Latvia's 'Nazi' Veterans Stage Controversial Parade
Latvian veterans who fought for Nazi Germany against the Soviets in World War II staged a controversial march through Riga Wednesday to mark a key 1944 battle.
Police said more than 1,000 people paraded through the Latvian capital's Old Town amid a heavy security presence.
Jewish groups, Moscow and many in Latvia's large ethnic Russian minority see the parade as glorifying Nazism because the Latvian Legion, founded in 1943, was commanded by the Waffen-SS, the Nazi party's elite police force.
A quarter of Latvia's two million people identify themselves as Russian.
Efraim Zuroff of Jerusalem's Nazi-hunting Simon Wiesenthal Center told AFP: "It's a very sad day to see these people marching and to see Waffen-SS troops glorified as freedom fighters.
"Anyone who fought for the victory of the Third Reich shouldn't be a hero."

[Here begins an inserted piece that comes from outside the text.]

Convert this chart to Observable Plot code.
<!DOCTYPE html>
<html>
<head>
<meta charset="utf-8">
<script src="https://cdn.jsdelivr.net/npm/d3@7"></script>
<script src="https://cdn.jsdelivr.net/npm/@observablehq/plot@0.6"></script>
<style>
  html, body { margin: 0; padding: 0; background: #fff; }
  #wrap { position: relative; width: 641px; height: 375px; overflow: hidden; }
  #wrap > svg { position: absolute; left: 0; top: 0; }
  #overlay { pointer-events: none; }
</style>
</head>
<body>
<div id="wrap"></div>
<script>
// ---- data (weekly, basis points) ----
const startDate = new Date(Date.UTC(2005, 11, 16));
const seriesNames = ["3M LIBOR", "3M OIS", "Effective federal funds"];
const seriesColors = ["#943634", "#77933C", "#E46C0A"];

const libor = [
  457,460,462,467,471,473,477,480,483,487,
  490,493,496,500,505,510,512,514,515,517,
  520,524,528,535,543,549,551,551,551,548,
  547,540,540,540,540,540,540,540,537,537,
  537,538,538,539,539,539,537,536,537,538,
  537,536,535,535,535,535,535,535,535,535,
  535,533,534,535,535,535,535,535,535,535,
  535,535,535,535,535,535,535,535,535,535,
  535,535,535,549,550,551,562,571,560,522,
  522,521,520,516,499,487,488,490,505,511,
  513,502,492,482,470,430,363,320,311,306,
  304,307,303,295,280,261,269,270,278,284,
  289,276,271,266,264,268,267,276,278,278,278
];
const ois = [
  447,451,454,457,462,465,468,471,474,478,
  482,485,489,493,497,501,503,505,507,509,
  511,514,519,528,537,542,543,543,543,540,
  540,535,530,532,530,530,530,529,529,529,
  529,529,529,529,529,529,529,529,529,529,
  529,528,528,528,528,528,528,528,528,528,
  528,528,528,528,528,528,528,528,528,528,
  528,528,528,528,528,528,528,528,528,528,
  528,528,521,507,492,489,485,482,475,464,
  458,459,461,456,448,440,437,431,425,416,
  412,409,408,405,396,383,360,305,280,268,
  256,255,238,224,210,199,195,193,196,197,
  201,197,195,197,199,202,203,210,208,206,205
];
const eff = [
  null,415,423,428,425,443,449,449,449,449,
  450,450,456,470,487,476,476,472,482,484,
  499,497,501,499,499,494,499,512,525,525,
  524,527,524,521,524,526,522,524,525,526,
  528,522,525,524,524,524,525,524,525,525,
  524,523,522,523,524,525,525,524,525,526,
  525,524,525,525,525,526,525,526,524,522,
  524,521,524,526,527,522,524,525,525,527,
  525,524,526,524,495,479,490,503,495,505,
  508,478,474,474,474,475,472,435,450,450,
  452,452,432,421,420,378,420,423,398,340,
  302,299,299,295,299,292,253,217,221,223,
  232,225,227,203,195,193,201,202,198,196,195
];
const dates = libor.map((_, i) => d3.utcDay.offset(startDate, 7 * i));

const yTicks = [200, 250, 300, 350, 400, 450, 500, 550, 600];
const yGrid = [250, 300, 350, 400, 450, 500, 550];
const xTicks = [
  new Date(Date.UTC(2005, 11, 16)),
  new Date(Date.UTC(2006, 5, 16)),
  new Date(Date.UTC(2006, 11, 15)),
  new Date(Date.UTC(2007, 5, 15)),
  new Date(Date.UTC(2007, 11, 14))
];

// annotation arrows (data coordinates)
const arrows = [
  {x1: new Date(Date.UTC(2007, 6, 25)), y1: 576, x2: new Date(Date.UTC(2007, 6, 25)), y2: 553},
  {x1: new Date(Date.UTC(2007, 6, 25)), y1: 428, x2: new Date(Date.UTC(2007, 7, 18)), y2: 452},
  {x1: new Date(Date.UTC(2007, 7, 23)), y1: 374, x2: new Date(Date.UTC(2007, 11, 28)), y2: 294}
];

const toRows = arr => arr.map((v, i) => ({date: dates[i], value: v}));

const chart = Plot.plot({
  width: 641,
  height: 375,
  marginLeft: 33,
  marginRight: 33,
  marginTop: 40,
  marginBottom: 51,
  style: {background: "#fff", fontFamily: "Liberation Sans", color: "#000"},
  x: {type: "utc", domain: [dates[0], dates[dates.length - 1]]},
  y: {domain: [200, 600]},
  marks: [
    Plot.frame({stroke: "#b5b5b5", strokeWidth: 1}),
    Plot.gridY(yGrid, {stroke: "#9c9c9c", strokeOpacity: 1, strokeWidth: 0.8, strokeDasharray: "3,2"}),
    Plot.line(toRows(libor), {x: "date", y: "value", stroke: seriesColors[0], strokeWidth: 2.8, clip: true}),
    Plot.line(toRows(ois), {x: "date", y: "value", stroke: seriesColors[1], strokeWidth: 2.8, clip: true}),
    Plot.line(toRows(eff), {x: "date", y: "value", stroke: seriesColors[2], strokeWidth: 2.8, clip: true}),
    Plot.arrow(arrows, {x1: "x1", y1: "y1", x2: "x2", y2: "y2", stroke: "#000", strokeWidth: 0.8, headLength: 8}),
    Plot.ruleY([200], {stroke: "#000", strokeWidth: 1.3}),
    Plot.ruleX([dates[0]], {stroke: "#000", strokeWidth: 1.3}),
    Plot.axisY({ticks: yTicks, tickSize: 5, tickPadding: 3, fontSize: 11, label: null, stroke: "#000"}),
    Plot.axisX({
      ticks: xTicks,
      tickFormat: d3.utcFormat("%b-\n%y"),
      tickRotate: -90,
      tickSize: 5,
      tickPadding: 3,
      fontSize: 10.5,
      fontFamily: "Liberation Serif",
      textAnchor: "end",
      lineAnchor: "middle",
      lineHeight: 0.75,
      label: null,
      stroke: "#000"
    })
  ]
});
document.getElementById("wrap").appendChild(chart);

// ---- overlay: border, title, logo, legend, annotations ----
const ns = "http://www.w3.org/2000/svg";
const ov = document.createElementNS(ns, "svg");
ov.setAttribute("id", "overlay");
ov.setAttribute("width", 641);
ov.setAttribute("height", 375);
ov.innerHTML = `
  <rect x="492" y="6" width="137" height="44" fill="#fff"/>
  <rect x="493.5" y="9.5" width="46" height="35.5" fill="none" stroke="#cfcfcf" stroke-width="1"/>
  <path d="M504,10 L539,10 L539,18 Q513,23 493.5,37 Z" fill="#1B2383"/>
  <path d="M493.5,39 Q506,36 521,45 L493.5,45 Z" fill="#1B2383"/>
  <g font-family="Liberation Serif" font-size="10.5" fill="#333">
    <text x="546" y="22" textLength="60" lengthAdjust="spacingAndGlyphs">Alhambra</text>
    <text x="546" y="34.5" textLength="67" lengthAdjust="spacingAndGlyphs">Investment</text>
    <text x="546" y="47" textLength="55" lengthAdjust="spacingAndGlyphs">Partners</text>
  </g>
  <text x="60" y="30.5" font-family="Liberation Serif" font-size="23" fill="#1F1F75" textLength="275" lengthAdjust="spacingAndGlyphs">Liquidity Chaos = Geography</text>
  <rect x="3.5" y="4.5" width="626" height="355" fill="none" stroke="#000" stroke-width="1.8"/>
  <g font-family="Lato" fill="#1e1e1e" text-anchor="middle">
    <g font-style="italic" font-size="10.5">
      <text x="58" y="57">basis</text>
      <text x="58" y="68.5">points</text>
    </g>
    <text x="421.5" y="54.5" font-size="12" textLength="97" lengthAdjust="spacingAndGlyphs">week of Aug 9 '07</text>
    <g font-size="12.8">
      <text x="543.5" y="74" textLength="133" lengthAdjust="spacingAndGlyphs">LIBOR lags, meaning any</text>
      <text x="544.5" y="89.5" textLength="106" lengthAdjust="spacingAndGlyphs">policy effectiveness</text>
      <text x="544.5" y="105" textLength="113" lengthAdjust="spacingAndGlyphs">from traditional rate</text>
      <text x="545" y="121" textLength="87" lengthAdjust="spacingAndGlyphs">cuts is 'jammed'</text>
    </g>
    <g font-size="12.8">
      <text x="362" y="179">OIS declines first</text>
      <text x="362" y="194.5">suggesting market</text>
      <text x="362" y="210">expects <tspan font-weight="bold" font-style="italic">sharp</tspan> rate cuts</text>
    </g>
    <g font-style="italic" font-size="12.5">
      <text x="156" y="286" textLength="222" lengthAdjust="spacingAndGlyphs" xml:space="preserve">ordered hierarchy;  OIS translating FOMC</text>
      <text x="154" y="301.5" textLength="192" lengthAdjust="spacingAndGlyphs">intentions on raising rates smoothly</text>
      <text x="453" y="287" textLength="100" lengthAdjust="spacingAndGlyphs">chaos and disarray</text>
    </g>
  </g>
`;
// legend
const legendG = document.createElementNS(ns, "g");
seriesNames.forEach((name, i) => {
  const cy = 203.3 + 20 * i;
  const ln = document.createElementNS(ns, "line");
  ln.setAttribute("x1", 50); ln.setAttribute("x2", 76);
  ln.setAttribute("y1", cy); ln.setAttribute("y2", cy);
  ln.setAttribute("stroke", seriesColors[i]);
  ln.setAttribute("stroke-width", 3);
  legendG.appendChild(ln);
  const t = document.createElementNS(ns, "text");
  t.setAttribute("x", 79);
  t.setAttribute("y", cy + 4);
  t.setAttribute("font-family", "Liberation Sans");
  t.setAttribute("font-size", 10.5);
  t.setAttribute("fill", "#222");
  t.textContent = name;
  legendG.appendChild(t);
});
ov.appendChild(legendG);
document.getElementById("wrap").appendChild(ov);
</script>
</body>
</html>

Latvian Legion veterans have marched in Riga every March 16 since Soviet rule ended in 1991. The date marks the key 1944 battle in which the force ultimately failed to repel an advance by Moscow, leading to nearly half a century of communist occupation.
Veterans insist they were trying to defend their homeland against Soviet occupation.
"I've faced death -- in the Legion and when I was sent to Norilsk (a Soviet prison camp). Since returning, I see every day as a gift to be appreciated," Eduards Zirdzins, 95, told the Latvijas Avize newspaper.
Moscow seized Latvia under a 1939 deal with Berlin that divided eastern Europe between the two powers, subsequently deporting tens of thousands of Latvians to Siberia.
Germany drove out the Red Army when it reneged on the pact and invaded the Soviet Union in 1941.
Some Latvians hailed the Nazis as liberators despite killing 70,000 of the country's 85,000 Jews with assistance from local collaborators.
The Soviets recaptured Riga in October 1944 and ruled the country until the USSR collapsed in 1991.